Untuk menghadapi permasalahan kekerasan terhadap anak yang ada di tengah-tengah keluarga dan masyarakat, Nahar mengatakan salah satunya perlu memperbaiki sistem pelaporan, pelayanan, pengaduan, serta menjadikan data pelaporan agar lebih akurat dan real time.
Hal yang tidak kalah pentingnya adalah bagaimana pengaduan tersebut agar bisa direspon dan ditangani oleh berbagai stakeholder yang memiliki tugas untuk melindungi anak, baik dari aspek penegakan hukum dan pendampingan anak korban.
Oleh karenanya, mulai tahun ini Kemen PPPA mengaktivasi layanan call center SAPA 129. Per Mei 2021 terdapat 3.149 pengaduan anak yang diterima pelaporannya oleh call center SAPA 129.
“Layanan ini tidak hanya menyediakan layanan pengaduan melalui telepon, namun sudah terintegrasi dengan layanan lainnya.
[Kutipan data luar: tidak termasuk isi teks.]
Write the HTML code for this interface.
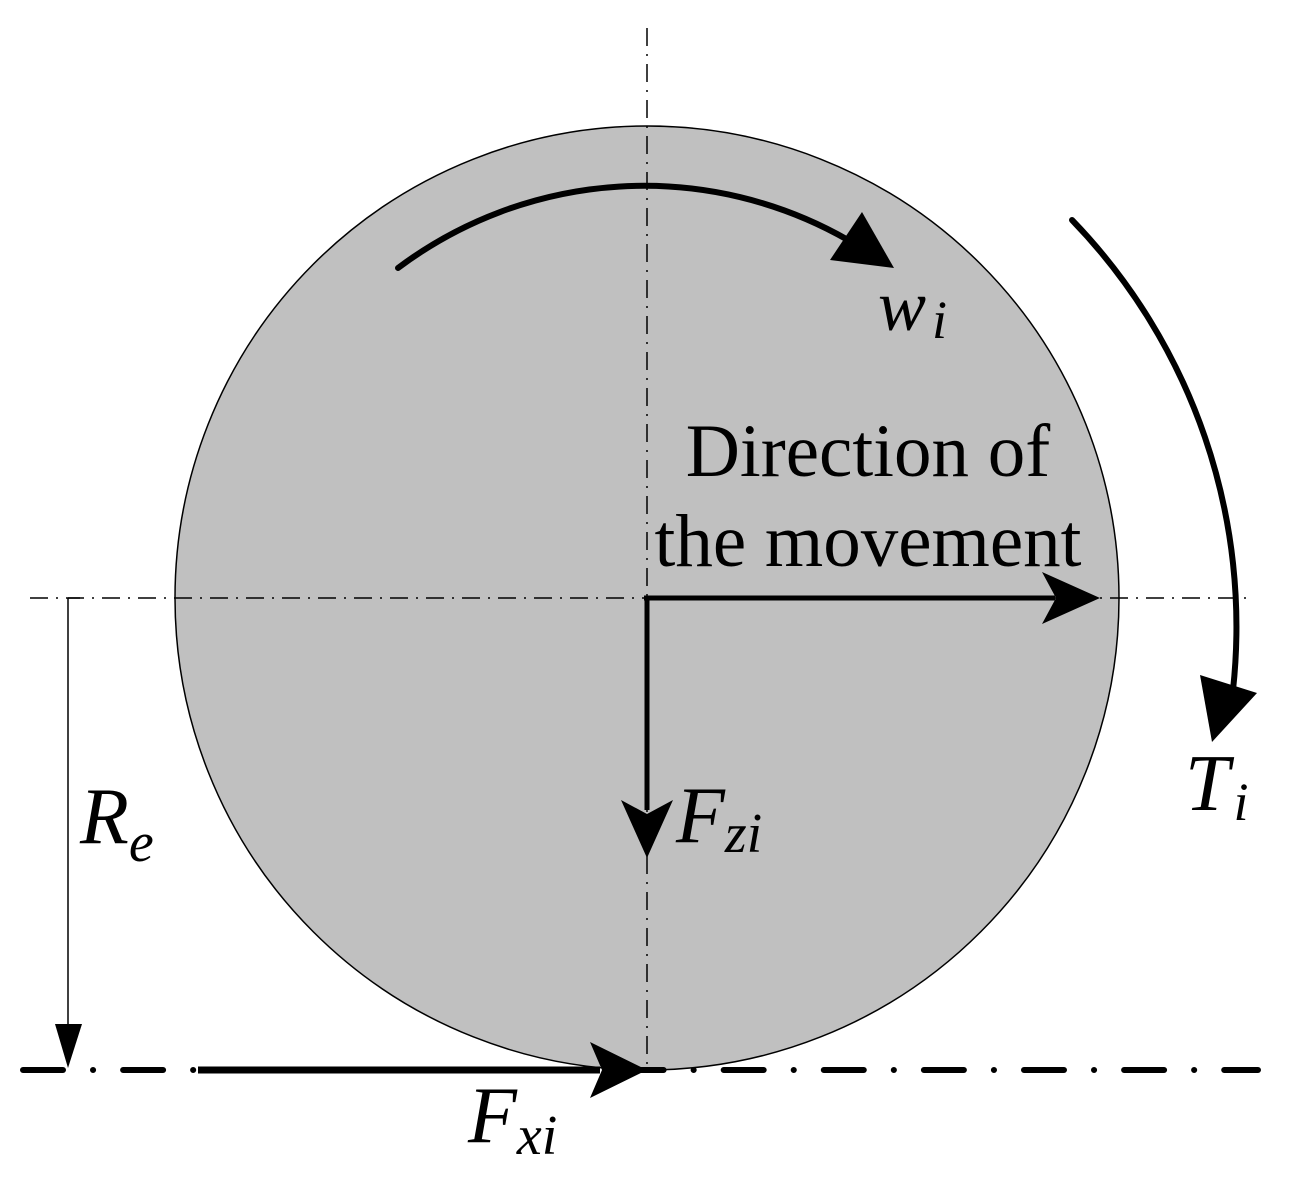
<!DOCTYPE html>
<html><head><style>body{margin:0;background:#fff}svg{display:block}</style></head><body>
<svg width="1292" height="1177" viewBox="0 0 1292 1177" xmlns="http://www.w3.org/2000/svg">
<circle cx="647" cy="598" r="472" fill="#c0c0c0" stroke="#000" stroke-width="1.5"/>
<line x1="647" y1="28" x2="647" y2="1070" stroke="#000" stroke-width="1.5" stroke-dasharray="18,8,2,8"/>
<line x1="30" y1="598" x2="1252" y2="598" stroke="#000" stroke-width="1.5" stroke-dasharray="18,8,2,8"/>
<line x1="68" y1="598" x2="68" y2="1035" stroke="#000" stroke-width="1.5"/>
<line x1="68" y1="598" x2="80" y2="598" stroke="#000" stroke-width="1.5"/>
<polygon points="55,1024 82,1024 68,1068" fill="#000"/>
<line x1="20" y1="1070" x2="1258" y2="1070" stroke="#000" stroke-width="6" stroke-linecap="round" stroke-dasharray="40,30,0.1,30" stroke-dashoffset="-3"/>
<line x1="198" y1="1070" x2="600" y2="1070" stroke="#000" stroke-width="7"/>
<polygon points="590,1042 647,1070 590,1098 602,1070" fill="#000"/>
<line x1="647" y1="598" x2="1055" y2="598" stroke="#000" stroke-width="5"/>
<polygon points="1042,572 1100,598 1042,624 1056,598" fill="#000"/>
<line x1="647" y1="598" x2="647" y2="810" stroke="#000" stroke-width="5"/>
<line x1="644" y1="598" x2="650" y2="598" stroke="#000" stroke-width="5"/>
<polygon points="621,800 647,858 673,800 647,814" fill="#000"/>
<path d="M398,268 A410,410 0 0 1 848,240" fill="none" stroke="#000" stroke-width="6" stroke-linecap="round"/>
<polygon points="830,260 862,212 894,268" fill="#000"/>
<path d="M1072,220 A585,585 0 0 1 1233,690" fill="none" stroke="#000" stroke-width="6" stroke-linecap="round"/>
<polygon points="1200,675 1257,693 1212,742" fill="#000"/>
<g font-family="Liberation Serif, serif" fill="#000">
<text x="868" y="476" font-size="75" text-anchor="middle">Direction of</text>
<text x="868" y="566" font-size="75" text-anchor="middle">the movement</text>
<g font-style="italic">
<text x="878" y="330" font-size="72">w<tspan font-size="54" dy="8" dx="6">i</tspan></text>
<text x="1185" y="810" font-size="80">T<tspan font-size="54" dy="10" dx="4">i</tspan></text>
<text x="80" y="843" font-size="80">R<tspan font-size="56" dy="18">e</tspan></text>
<text x="676" y="842" font-size="80">F<tspan font-size="56" dy="10">zi</tspan></text>
<text x="468" y="1142" font-size="80">F<tspan font-size="56" dy="12">xi</tspan></text>
</g></g>
</svg>
</body></html>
Syarat dan kriteria penanganan kasus yang ditangani tentunya dengan memerhatikan Undang-Undang Nomor 23 Tahun 2014 tentang Pemerintahan Daerah yang membatasi kewenangan layanan di tingkat pusat, provinsi, dan kabupaten/kota. Ada 6 (enam) layanan yang diberikan, diantaranya pengaduan, penjangkauan, pengelolaan kasus, penampungan sementara, mediasi, dan pendampingan korban,” tambah Nahar.
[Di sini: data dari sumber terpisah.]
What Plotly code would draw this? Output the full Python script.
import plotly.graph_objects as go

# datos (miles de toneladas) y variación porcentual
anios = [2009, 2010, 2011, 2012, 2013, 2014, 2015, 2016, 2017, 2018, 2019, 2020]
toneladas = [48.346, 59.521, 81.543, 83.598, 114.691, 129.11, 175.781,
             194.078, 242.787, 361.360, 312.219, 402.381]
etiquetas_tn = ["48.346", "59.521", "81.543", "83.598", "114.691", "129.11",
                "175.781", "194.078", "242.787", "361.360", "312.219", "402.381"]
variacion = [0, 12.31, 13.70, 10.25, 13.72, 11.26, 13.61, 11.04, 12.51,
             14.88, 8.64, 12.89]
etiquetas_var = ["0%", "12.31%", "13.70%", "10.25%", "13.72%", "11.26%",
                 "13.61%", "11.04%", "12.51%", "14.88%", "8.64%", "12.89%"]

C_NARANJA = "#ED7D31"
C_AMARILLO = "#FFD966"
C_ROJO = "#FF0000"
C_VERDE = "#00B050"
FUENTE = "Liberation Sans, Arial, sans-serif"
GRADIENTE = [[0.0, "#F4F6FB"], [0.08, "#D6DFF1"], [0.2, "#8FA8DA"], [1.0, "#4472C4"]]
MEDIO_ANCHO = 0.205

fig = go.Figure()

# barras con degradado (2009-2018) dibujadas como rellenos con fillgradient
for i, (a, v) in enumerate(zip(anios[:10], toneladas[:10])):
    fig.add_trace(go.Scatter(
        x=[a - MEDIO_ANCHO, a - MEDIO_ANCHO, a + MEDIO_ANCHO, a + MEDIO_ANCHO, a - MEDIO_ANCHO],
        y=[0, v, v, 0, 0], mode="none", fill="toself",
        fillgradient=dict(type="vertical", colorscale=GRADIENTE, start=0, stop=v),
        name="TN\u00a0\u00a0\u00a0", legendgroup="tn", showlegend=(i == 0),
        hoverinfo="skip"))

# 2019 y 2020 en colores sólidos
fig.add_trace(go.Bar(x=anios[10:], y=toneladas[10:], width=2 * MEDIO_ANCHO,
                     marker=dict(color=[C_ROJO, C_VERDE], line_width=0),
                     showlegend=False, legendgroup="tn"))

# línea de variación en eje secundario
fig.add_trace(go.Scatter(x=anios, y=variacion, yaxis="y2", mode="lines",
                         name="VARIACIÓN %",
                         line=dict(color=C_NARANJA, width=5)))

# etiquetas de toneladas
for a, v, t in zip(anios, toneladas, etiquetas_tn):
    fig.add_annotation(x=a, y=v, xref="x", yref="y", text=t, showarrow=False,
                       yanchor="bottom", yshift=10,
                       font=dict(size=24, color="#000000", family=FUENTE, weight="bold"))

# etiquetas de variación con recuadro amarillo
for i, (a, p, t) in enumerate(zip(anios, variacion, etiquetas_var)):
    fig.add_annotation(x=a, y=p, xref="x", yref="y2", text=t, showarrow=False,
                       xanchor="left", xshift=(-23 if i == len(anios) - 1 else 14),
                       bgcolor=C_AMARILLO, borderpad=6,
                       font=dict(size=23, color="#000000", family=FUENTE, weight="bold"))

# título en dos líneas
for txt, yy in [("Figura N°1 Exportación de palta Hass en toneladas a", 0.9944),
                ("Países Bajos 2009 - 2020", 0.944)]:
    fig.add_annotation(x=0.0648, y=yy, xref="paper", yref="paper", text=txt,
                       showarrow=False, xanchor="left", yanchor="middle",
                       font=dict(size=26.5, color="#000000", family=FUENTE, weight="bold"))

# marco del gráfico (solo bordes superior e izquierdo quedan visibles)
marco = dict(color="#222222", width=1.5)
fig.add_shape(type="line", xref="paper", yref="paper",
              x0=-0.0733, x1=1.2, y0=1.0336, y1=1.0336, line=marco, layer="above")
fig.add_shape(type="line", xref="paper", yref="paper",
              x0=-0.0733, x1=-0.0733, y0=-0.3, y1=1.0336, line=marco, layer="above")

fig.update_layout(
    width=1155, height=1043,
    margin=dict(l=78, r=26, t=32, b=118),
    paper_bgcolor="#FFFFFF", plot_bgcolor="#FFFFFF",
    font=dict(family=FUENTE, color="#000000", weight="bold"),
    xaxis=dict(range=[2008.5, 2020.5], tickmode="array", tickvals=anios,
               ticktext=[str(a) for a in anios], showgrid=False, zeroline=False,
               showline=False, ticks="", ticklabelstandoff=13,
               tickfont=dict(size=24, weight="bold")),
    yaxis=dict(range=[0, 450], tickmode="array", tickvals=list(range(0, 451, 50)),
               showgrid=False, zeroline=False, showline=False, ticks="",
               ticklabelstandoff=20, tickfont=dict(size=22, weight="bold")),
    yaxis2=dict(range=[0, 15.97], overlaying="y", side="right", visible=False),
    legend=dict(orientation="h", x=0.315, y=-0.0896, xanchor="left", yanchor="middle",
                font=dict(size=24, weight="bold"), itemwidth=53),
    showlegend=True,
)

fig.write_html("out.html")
Nahar juga menceritakan kasus kekerasan terhadap anak yang telah dan sedang ditindaklanjuti Kemen PPPA dalam beberapa bulan terakhir.
Beberapa kasus tersebut diantaranya kasus orang yang mengaku sebagai Bruder yang diduga melakukan tindak pelecehan seksual terhadap anak-anak panti, kasus Tindak Pidana Perdagangan Orang (TPPPO) dan pelecehan seksual oleh anak Anggota DPRD Bekasi, dan pelecehan seksual yang diduga dilakukan oleh pendiri salah satu sekolah ternama di kota Batu, Malang, Jawa Timur.
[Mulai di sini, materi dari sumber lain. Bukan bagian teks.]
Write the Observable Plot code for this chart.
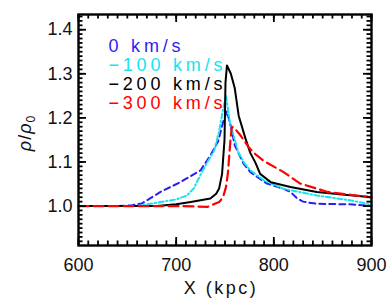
<!DOCTYPE html>
<html><head><meta charset="utf-8">
<script src="https://cdn.jsdelivr.net/npm/d3@7"></script>
<script src="https://cdn.jsdelivr.net/npm/@observablehq/plot@0.6"></script>
<style>
body{margin:0;background:#fff}
svg{font-family:"Liberation Sans",Arial,sans-serif}
</style>
</head><body><div id="chart"></div>
<script>
// Series data
const xBlue = [600, 640, 655, 665, 684, 704, 725, 735, 743, 748, 752, 756, 760, 769, 776, 783, 793, 810, 817, 824, 830, 844, 878, 900];
const yBlue = [1.0, 1.0, 1.002, 1.006, 1.032, 1.054, 1.081, 1.115, 1.147, 1.19, 1.215, 1.18, 1.138, 1.096, 1.077, 1.066, 1.051, 1.039, 1.032, 1.017, 1.01, 1.005, 1.004, 1.0];

const xCyan = [600, 660, 684, 700, 711, 718, 722, 730, 739, 744, 748, 751, 755, 760, 764, 770, 776, 790, 810, 844, 878, 900];
const yCyan = [1.0, 1.0, 1.009, 1.015, 1.024, 1.04, 1.058, 1.092, 1.126, 1.17, 1.22, 1.25, 1.19, 1.15, 1.12, 1.097, 1.081, 1.058, 1.039, 1.024, 1.013, 1.003];

const xBlack = [600, 680, 700, 715, 735, 741, 744, 747, 749.5, 750.5, 752, 756, 760, 764, 771, 776, 781, 786, 797, 817, 844, 870, 900];
const yBlack = [1.0, 1.0, 1.004, 1.009, 1.017, 1.028, 1.04, 1.073, 1.15, 1.28, 1.319, 1.3, 1.267, 1.205, 1.153, 1.12, 1.099, 1.073, 1.054, 1.043, 1.032, 1.026, 1.02];

const xRed = [600, 700, 720, 732, 744, 748, 751, 753, 754, 755.6, 757, 760, 766, 774, 781, 790, 810, 827, 855, 880, 900];
const yRed = [1.0, 1.0, 0.999, 0.998, 1.009, 1.02, 1.043, 1.075, 1.104, 1.15, 1.18, 1.176, 1.16, 1.134, 1.118, 1.102, 1.077, 1.051, 1.032, 1.025, 1.02];

const seriesNames = ["0 km/s", "\u2212100 km/s", "\u2212200 km/s", "\u2212300 km/s"];
const seriesColors = ["#2c1ef0", "#18e2f0", "#000000", "#ff0000"];
const seriesDash = ["6,4", "5,2.5,1.5,2.5", null, "10,5"];
const seriesWidth = [2, 2, 2, 2.2];

const xTicks = [600, 700, 800, 900];
const yTicks = [1.0, 1.1, 1.2, 1.3, 1.4];
const yTickLabels = ["1.0", "1.1", "1.2", "1.3", "1.4"];
const xLabel = "X (kpc)";

const xDomain = [600, 900];
const yDomain = [0.9105, 1.4345];

const W = 390, H = 301;
const mL = 78, mR = 19, mT = 14, mB = 56;
const fw = W - mL - mR, fh = H - mT - mB;

const xMinor = d3.range(600, 901, 10);
const yMinor = d3.range(92, 144).map(d => d / 100);

const series = [[xBlue, yBlue], [xCyan, yCyan], [xBlack, yBlack], [xRed, yRed]];
const lineMarks = series.map(([xs, ys], i) =>
  Plot.line(xs.map((x, j) => ({x, y: ys[j]})), {
    x: "x", y: "y", stroke: seriesColors[i], strokeWidth: seriesWidth[i],
    strokeDasharray: seriesDash[i] || undefined, strokeLinejoin: "round"
  })
);

const tickStyle = {stroke: "black", strokeWidth: 1.8};
const minorLen = 4.5, majorLen = 8;
const legendMarks = seriesNames.map((name, i) =>
  Plot.text([name], {text: d => d, frameAnchor: "top-left", dx: 30, dy: 25 + i * 19,
    fill: seriesColors[i], fontSize: 18, textAnchor: "start", lineAnchor: "top"})
);

const chart = Plot.plot({
  width: W, height: H,
  marginLeft: mL, marginRight: mR, marginTop: mT, marginBottom: mB,
  x: {domain: xDomain},
  y: {domain: yDomain},
  marks: [
    ...lineMarks,
    Plot.tickX(xMinor, {x: d => d, insetTop: fh - minorLen, ...tickStyle}),
    Plot.tickX(xMinor, {x: d => d, insetBottom: fh - minorLen, ...tickStyle}),
    Plot.tickY(yMinor, {y: d => d, insetRight: fw - minorLen, ...tickStyle}),
    Plot.tickY(yMinor, {y: d => d, insetLeft: fw - minorLen, ...tickStyle}),
    Plot.tickX(xTicks, {x: d => d, insetTop: fh - majorLen, ...tickStyle}),
    Plot.tickX(xTicks, {x: d => d, insetBottom: fh - majorLen, ...tickStyle}),
    Plot.tickY(yTicks, {y: d => d, insetRight: fw - majorLen, ...tickStyle}),
    Plot.tickY(yTicks, {y: d => d, insetLeft: fw - majorLen, ...tickStyle}),
    Plot.frame({stroke: "black", strokeWidth: 2.4}),
    Plot.axisX(xTicks, {tickSize: 0, tickPadding: 13, fontSize: 18, tickFormat: d => String(d), label: null, fill: "#111"}),
    Plot.axisY(yTicks, {tickSize: 0, tickPadding: 6, fontSize: 18, tickFormat: (d, i) => yTickLabels[i], label: null, fill: "#111"}),
    Plot.text([xLabel], {text: d => d, frameAnchor: "bottom", dx: -4, dy: 36, lineAnchor: "top", fontSize: 18, fill: "#111"}),
    ...legendMarks
  ]
});

const svg = d3.select(chart);
svg.selectAll("text").each(function() {
  const t = this.textContent;
  if (seriesNames.includes(t)) this.style.letterSpacing = "3.8px";
  else if (t === xLabel) this.style.letterSpacing = "2.5px";
});
const yl = svg.append("text")
  .attr("transform", "translate(31,133) rotate(-90)")
  .attr("text-anchor", "middle")
  .attr("font-size", 18)
  .attr("fill", "#111")
  .style("letter-spacing", "1px");
yl.append("tspan").attr("font-style", "italic").text("\u03c1");
yl.append("tspan").text("/");
yl.append("tspan").attr("font-style", "italic").text("\u03c1");
yl.append("tspan").attr("font-size", 12).attr("dy", 4).text("0");

document.getElementById("chart").appendChild(chart);
</script>
</body></html>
Baca juga: Soroti Sinetron Suara Hati Istri Zahra, Kementerian PPPA Singgung Larangan Menikah Usia Dini
“Terkait kasus pelecehan seksual yang diduga dilakukan oleh pendiri salah satu sekolah ternama di Kota Batu, Malang, kami telah berkoordinasi dengan Dinas PPPA Kota Batu dan Dinas PPPA Provinsi Jawa Timur untuk memastikan anak korban mendapatkan pendampingan, dan memastikan proses hukum terduga pelaku. Kami juga telah menanggapi polemik tayangan sinetron Suara Hati Istri: Zahra. Hal ini merupakan pembelajaran bagi kita semua agar jangan melibatkan anak untuk hal-hal yang tidak layak, dan upaya pencegahan perkawinan anak agar bisa dilakukan sebaik-baiknya,” ujar Nahar.
Kemen PPPA mengapresiasi seluruh pihak yang telah mengupayakan dan memerhatikan kepentingan terbaik anak dan perlindungan bagi anak. Nahar juga berharap media massa dapat ikut berperan sebagai aktor perubahan sosial yang lebih baik bagi perempuan atau anak korban kekerasan.
“Pemberitaan terkait anak diharapkan dapat berpedoman pada Peraturan Dewan Pers tentang Pedoman Pemberitaan Ramah Anak, menampilkan peristiwa secara berimbang, dan haruslah menjadi alat transformasi sosial yang dapat membawa pengaruh pada perubahan sosial yang lebih baik bagi perempuan ataupun anak korban kekerasan,” harap Nahar.